§ **EXERCISE**
Below are some records. Say in a single number how many of their lines include the word "with".

§ **TASK INPUTS**
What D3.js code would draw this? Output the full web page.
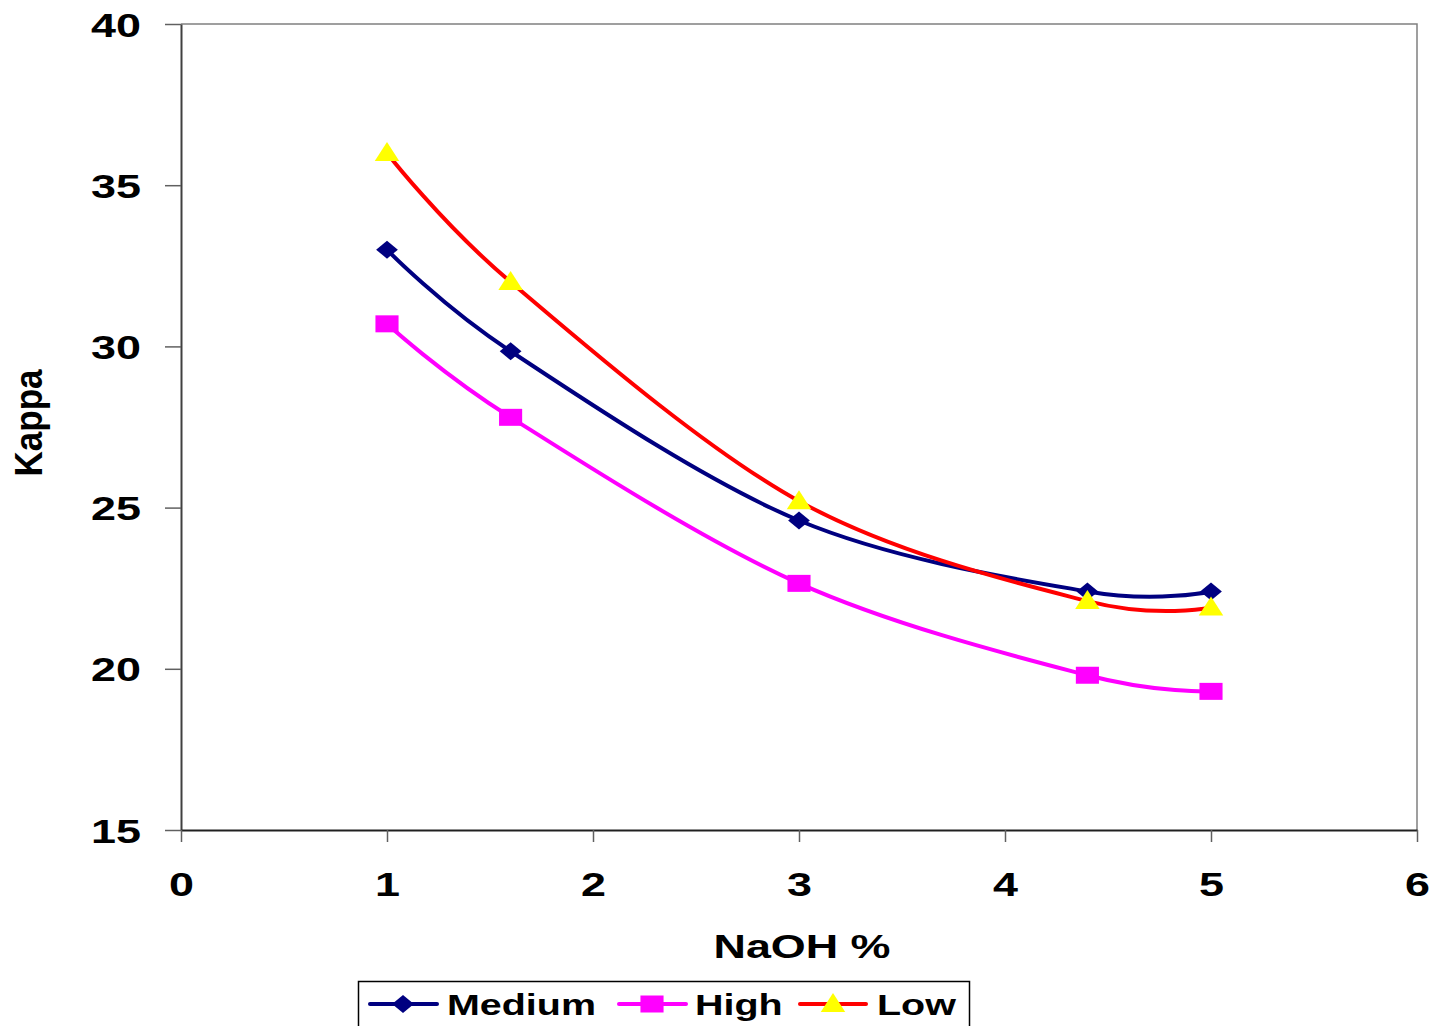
<!DOCTYPE html>
<html>
<head>
<meta charset="utf-8">
<script src="https://cdn.jsdelivr.net/npm/d3@7"></script>
<style>
  html, body { margin: 0; padding: 0; background: #fff; }
  svg { display: block; }
  text { font-family: "Liberation Sans", Arial, sans-serif; font-weight: bold; fill: #000; }
</style>
</head>
<body>
<svg id="chart" width="1437" height="1026"></svg>
<script>
// ---- data ----
const naoh = [1, 1.6, 3, 4.4, 5];
const medium = [33.0, 29.85, 24.6, 22.4, 22.4];
const high = [30.7, 27.8, 22.65, 19.8, 19.3];
const low = [36.0, 32.0, 25.2, 22.1, 21.9];
const seriesNames = ["Medium", "High", "Low"];
const xTicks = [0, 1, 2, 3, 4, 5, 6];
const yTicks = [15, 20, 25, 30, 35, 40];
const xTitle = "NaOH %";
const yTitle = "Kappa";

// ---- layout ----
const SX = 1.36; // horizontal stretch of the original rendering
const svg = d3.select("#chart");
const x = d3.scaleLinear().domain([0, 6]).range([181, 1417]);
const y = d3.scaleLinear().domain([15, 40]).range([830, 24]);

// plot border (top & right)
svg.append("path")
  .attr("d", `M${x(0)},${y(40)}H${x(6)}V${y(15)}`)
  .attr("fill", "none").attr("stroke", "#808080").attr("stroke-width", 1.5);

// y axis
const gy = svg.append("g").attr("transform", `translate(${x(0)},0)`)
  .call(d3.axisLeft(y).tickValues(yTicks).tickSize(16).tickSizeOuter(0).tickFormat(d3.format("d")));
gy.select(".domain").attr("stroke", "#404040").attr("stroke-width", 2);
gy.selectAll(".tick line").attr("stroke", "#606060").attr("stroke-width", 1.5);
gy.selectAll(".tick text")
  .attr("x", 0).attr("dy", null).attr("y", 12)
  .attr("text-anchor", "end")
  .attr("transform", `translate(-40,0) scale(${SX},1)`)
  .style("font-size", "33px").style("font-family", "'Liberation Sans', Arial, sans-serif").style("font-weight", "bold").attr("fill", "#000");

// x axis
const gx = svg.append("g").attr("transform", `translate(0,${y(15)})`)
  .call(d3.axisBottom(x).tickValues(xTicks).tickSize(12).tickSizeOuter(0).tickFormat(d3.format("d")));
gx.select(".domain").attr("stroke", "#202020").attr("stroke-width", 2);
gx.selectAll(".tick line").attr("stroke", "#606060").attr("stroke-width", 1.5);
gx.selectAll(".tick text")
  .attr("y", 0).attr("dy", null)
  .attr("text-anchor", "middle")
  .attr("transform", `translate(0,66) scale(${SX},1)`)
  .style("font-size", "33px").style("font-family", "'Liberation Sans', Arial, sans-serif").style("font-weight", "bold").attr("fill", "#000");

// axis titles
svg.append("g").attr("transform", `translate(802,958) scale(${SX},1)`)
  .append("text").attr("text-anchor", "middle").style("font-size", "33px").text(xTitle);
svg.append("g").attr("transform", `translate(42,423) scale(${SX},1) rotate(-90)`)
  .append("text").attr("text-anchor", "middle").style("font-size", "29px")
  .attr("textLength", 107).attr("lengthAdjust", "spacingAndGlyphs").text(yTitle);

// series
const series = [
  { name: seriesNames[0], values: medium, color: "#000080", marker: "diamond", fill: "#000080" },
  { name: seriesNames[1], values: high, color: "#FF00FF", marker: "square", fill: "#FF00FF" },
  { name: seriesNames[2], values: low, color: "#FF0000", marker: "triangle", fill: "#FFFF00" }
];

const line = d3.line().x(d => x(d[0])).y(d => y(d[1])).curve(d3.curveCatmullRom.alpha(0));

function markerPath(type) {
  if (type === "diamond") return "M0,-9L8,0L0,9L-8,0Z";
  if (type === "square") return "M-8.5,-8.5H8.5V8.5H-8.5Z";
  return "M0,-11L9,8H-9Z";
}

series.forEach(s => {
  const pts = naoh.map((v, i) => [v, s.values[i]]);
  svg.append("path").attr("d", line(pts)).attr("fill", "none")
    .attr("stroke", s.color).attr("stroke-width", 4).attr("stroke-linejoin", "round");
});
series.forEach(s => {
  const pts = naoh.map((v, i) => [v, s.values[i]]);
  svg.append("g").selectAll("path").data(pts).join("path")
    .attr("transform", d => `translate(${x(d[0])},${y(d[1])}) scale(${SX},1)`)
    .attr("d", markerPath(s.marker)).attr("fill", s.fill);
});

// legend
const lg = svg.append("g");
lg.append("rect").attr("x", 358.5).attr("y", 981.5).attr("width", 611).attr("height", 60)
  .attr("fill", "#fff").attr("stroke", "#000").attr("stroke-width", 1.5);
const legendPos = [
  { lx1: 370, lx2: 437, mx: 403, tx: 447 },
  { lx1: 619, lx2: 686, mx: 652, tx: 695 },
  { lx1: 800, lx2: 866, mx: 833, tx: 877 }
];
series.forEach((s, i) => {
  const p = legendPos[i];
  const ly = 1004;
  lg.append("line").attr("x1", p.lx1).attr("x2", p.lx2).attr("y1", ly).attr("y2", ly)
    .attr("stroke", s.color).attr("stroke-width", 4).attr("stroke-linecap", "round");
  lg.append("path").attr("transform", `translate(${p.mx},${ly}) scale(${SX},1)`)
    .attr("d", markerPath(s.marker)).attr("fill", s.fill);
  lg.append("g").attr("transform", `translate(${p.tx},${ly + 11}) scale(${SX},1)`)
    .append("text").style("font-size", "29px").text(s.name);
});
</script>
</body>
</html>
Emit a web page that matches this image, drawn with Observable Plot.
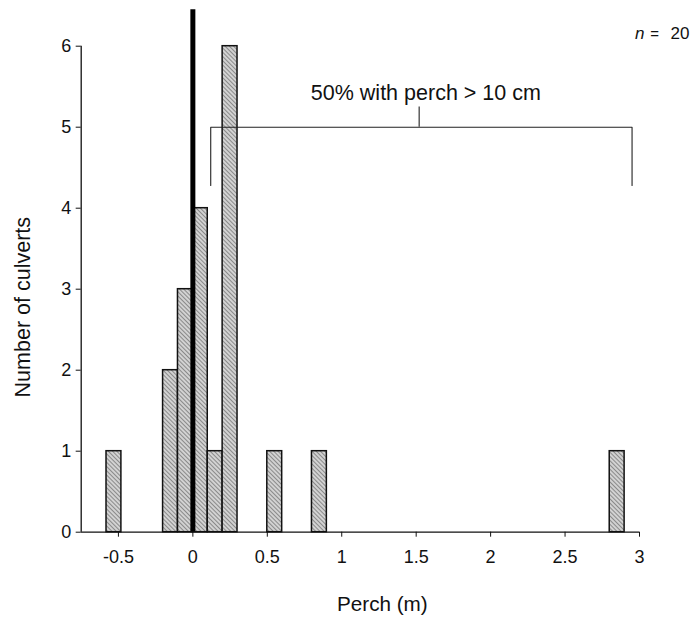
<!DOCTYPE html>
<html>
<head>
<meta charset="utf-8">
<script src="https://cdn.jsdelivr.net/npm/d3@7"></script>
<script src="https://cdn.jsdelivr.net/npm/@observablehq/plot@0.6"></script>
<style>
  html, body { margin: 0; padding: 0; background: #fff; }
  #chart svg { display: block; }
</style>
</head>
<body>
<div id="chart"></div>
<script>
// Histogram bins (perch, m) and counts of culverts
const binStart = [-0.58, -0.2, -0.1, 0.0, 0.1, 0.2, 0.5, 0.8, 2.8];
const binEnd   = [-0.48, -0.1,  0.0, 0.1, 0.2, 0.3, 0.6, 0.9, 2.9];
const counts   = [1, 2, 3, 4, 1, 6, 1, 1, 1];

const xDomain = [-0.75, 3];
const yDomain = [0, 6];
const xTicks = [-0.5, 0, 0.5, 1, 1.5, 2, 2.5, 3];
const yTicks = [0, 1, 2, 3, 4, 5, 6];

// Zero-perch reference line
const zeroLineX = [0];
const zeroLineTop = 6.45;

// Bracket marking culverts with perch > 10 cm
const bracketX = [0.12, 0.12, 2.95, 2.95];
const bracketY = [4.28, 5, 5, 4.28];
const bracketTickX = [1.52];
const bracketTickY = [5, 5.25];
const annotation = ["50% with perch > 10 cm"];
const annotationX = [1.565];
const annotationY = [5.34];
const nParts = ["n", "=", "20"];

const bins = binStart.map((s, i) => ({x1: s, x2: binEnd[i], count: counts[i]}));
const font = "'Liberation Sans', Arial, Helvetica, sans-serif";

const svg = Plot.plot({
  width: 693,
  height: 619,
  marginLeft: 80.7,
  marginRight: 54,
  marginTop: 45.7,
  marginBottom: 87.3,
  style: {fontFamily: font, fontSize: "18px", color: "#111", background: "#fff"},
  x: {domain: xDomain, ticks: xTicks, tickFormat: d => String(d), tickSize: 5, tickPadding: 13, label: null},
  y: {domain: yDomain, ticks: yTicks, tickFormat: d => String(d), tickSize: 5, tickPadding: 5, label: null},
  marks: [
    Plot.rectY(bins, {x1: "x1", x2: "x2", y1: 0, y2: "count", fill: "url(#hatch)", stroke: "#111", strokeWidth: 1.5, inset: 0}),
    Plot.ruleX(zeroLineX, {y1: 0, y2: zeroLineTop, stroke: "#000", strokeWidth: 5}),
    Plot.ruleY([yDomain[0]], {x1: xDomain[0], x2: xDomain[1], stroke: "#111", strokeWidth: 1.3}),
    Plot.ruleX([xDomain[0]], {y1: yDomain[0], y2: yDomain[1], stroke: "#111", strokeWidth: 1.3}),
    Plot.line(bracketX.map((x, i) => ({x, y: bracketY[i]})), {x: "x", y: "y", stroke: "#222", strokeWidth: 1.1}),
    Plot.ruleX(bracketTickX, {y1: bracketTickY[0], y2: bracketTickY[1], stroke: "#222", strokeWidth: 1.1}),
    Plot.text(annotation, {x: annotationX, y: annotationY, text: d => d, fontSize: 21.5, textAnchor: "middle", lineAnchor: "bottom", fill: "#111"}),
    Plot.text(["Number of culverts"], {frameAnchor: "left", text: d => d, rotate: -90, dx: -58, dy: 18, fontSize: 21.5, textAnchor: "middle", lineAnchor: "middle", fill: "#111"}),
    Plot.text(["Perch (m)"], {frameAnchor: "bottom", text: d => d, dx: 22, dy: 79, fontSize: 20.7, textAnchor: "middle", lineAnchor: "bottom", fill: "#111"}),
    Plot.text([nParts[0]], {frameAnchor: "top-right", text: d => d, dx: 5, dy: -7.7, fontSize: 17, fontStyle: "italic", textAnchor: "end", lineAnchor: "bottom", fill: "#111"}),
    Plot.text([nParts[1]], {frameAnchor: "top-right", text: d => d, dx: 15, dy: -7.7, fontSize: 15, textAnchor: "middle", lineAnchor: "bottom", fill: "#111"}),
    Plot.text([nParts[2]], {frameAnchor: "top-right", text: d => d, dx: 50, dy: -7.7, fontSize: 17, textAnchor: "end", lineAnchor: "bottom", fill: "#111"})
  ]
});

// hatch pattern for the bars
const ns = "http://www.w3.org/2000/svg";
const defs = document.createElementNS(ns, "defs");
defs.innerHTML = `<pattern id="hatch" patternUnits="userSpaceOnUse" width="3" height="3" patternTransform="rotate(-45)">
  <rect width="3" height="3" fill="#d2d2d2"></rect>
  <line x1="0.5" y1="0" x2="0.5" y2="3" stroke="#8a8a8a" stroke-width="1"></line>
</pattern>`;
svg.insertBefore(defs, svg.firstChild);

document.getElementById("chart").appendChild(svg);
</script>
</body>
</html>
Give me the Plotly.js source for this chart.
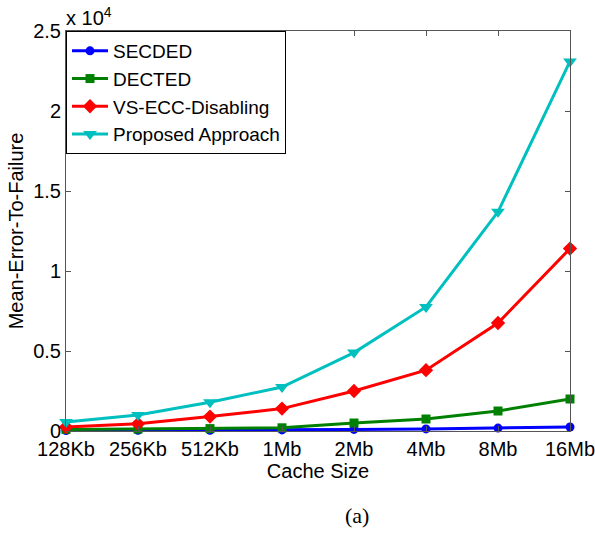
<!DOCTYPE html>
<html>
<head>
<meta charset="utf-8">
<script src="https://cdn.plot.ly/plotly-3.0.1.min.js"></script>
<style>html,body{margin:0;padding:0;background:#fff;}#chart{width:595px;height:533px;}</style>
</head>
<body>
<div id="chart"></div>
<script>
const categories = ["128Kb","256Kb","512Kb","1Mb","2Mb","4Mb","8Mb","16Mb"];
const secded   = [0.003, 0.004, 0.005, 0.007, 0.010, 0.013, 0.018, 0.025];
const dected   = [0.010, 0.012, 0.015, 0.020, 0.050, 0.075, 0.125, 0.200];
const vsecc    = [0.025, 0.045, 0.090, 0.140, 0.250, 0.380, 0.675, 1.140];
const proposed = [0.056, 0.100, 0.180, 0.275, 0.490, 0.775, 1.370, 2.310];
const yTicks = [0, 0.5, 1, 1.5, 2, 2.5];
const yTickText = ["0", "0.5", "1", "1.5", "2", "2.5"];

const FONT = "Liberation Sans, Arial, sans-serif";
function tr(name, y, color, symbol, size) {
  return {
    x: categories, y: y, name: name, type: "scatter", mode: "lines+markers",
    line: {color: color, width: 3},
    marker: {color: color, symbol: symbol, size: size},
    cliponaxis: false
  };
}
const data = [
  tr("SECDED", secded, "#0000ff", "circle", 9),
  tr("DECTED", dected, "#008000", "square", 9),
  tr("VS-ECC-Disabling", vsecc, "#ff0000", "diamond", 11),
  tr("Proposed Approach", proposed, "#00bfbf", "triangle-down", 12)
];
const layout = {
  width: 595, height: 533,
  margin: {l: 66, r: 25, t: 31, b: 102},
  paper_bgcolor: "#fff", plot_bgcolor: "#fff",
  font: {family: FONT, size: 20, color: "#000"},
  showlegend: true,
  legend: {x: 0, y: 1, xanchor: "left", yanchor: "top", bordercolor: "#000", borderwidth: 1,
           bgcolor: "#fff", font: {family: FONT, size: 19}, tracegroupgap: 0, itemwidth: 36},
  xaxis: {
    type: "category", range: [0, 7], showgrid: false, zeroline: false,
    showline: true, mirror: "ticks", linecolor: "#555", linewidth: 1,
    ticks: "inside", ticklen: 5, tickcolor: "#555",
    tickfont: {family: FONT, size: 20},
    title: {text: "Cache Size", font: {family: FONT, size: 20}, standoff: 0},
    automargin: false
  },
  yaxis: {
    range: [0, 2.5], tickvals: yTicks, ticktext: yTickText, showgrid: false, zeroline: false,
    showline: true, mirror: "ticks", linecolor: "#555", linewidth: 1,
    ticks: "inside", ticklen: 5, tickcolor: "#555",
    tickfont: {family: FONT, size: 20},
    title: {text: "Mean-Error-To-Failure", font: {family: FONT, size: 20}, standoff: 4},
    automargin: false
  },
  annotations: [
    {text: "x 10<sup>4</sup>", xref: "paper", yref: "paper", x: 0, y: 1, xanchor: "left", yanchor: "bottom",
     showarrow: false, font: {family: FONT, size: 20}, yshift: 0, xshift: -2},
    {text: "(a)", xref: "paper", yref: "paper", x: 0.577, y: -0.21, xanchor: "center", yanchor: "middle",
     showarrow: false, font: {family: "Liberation Serif, Times New Roman, serif", size: 22}}
  ]
};
Plotly.newPlot("chart", data, layout, {displayModeBar: false, staticPlot: true});
</script>
</body>
</html>
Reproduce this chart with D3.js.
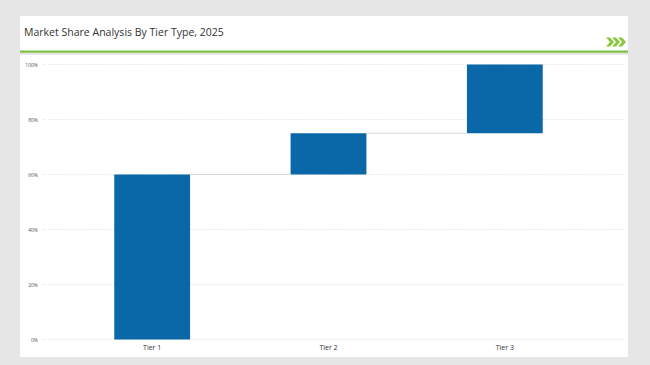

§ **FULL OUTPUT**
4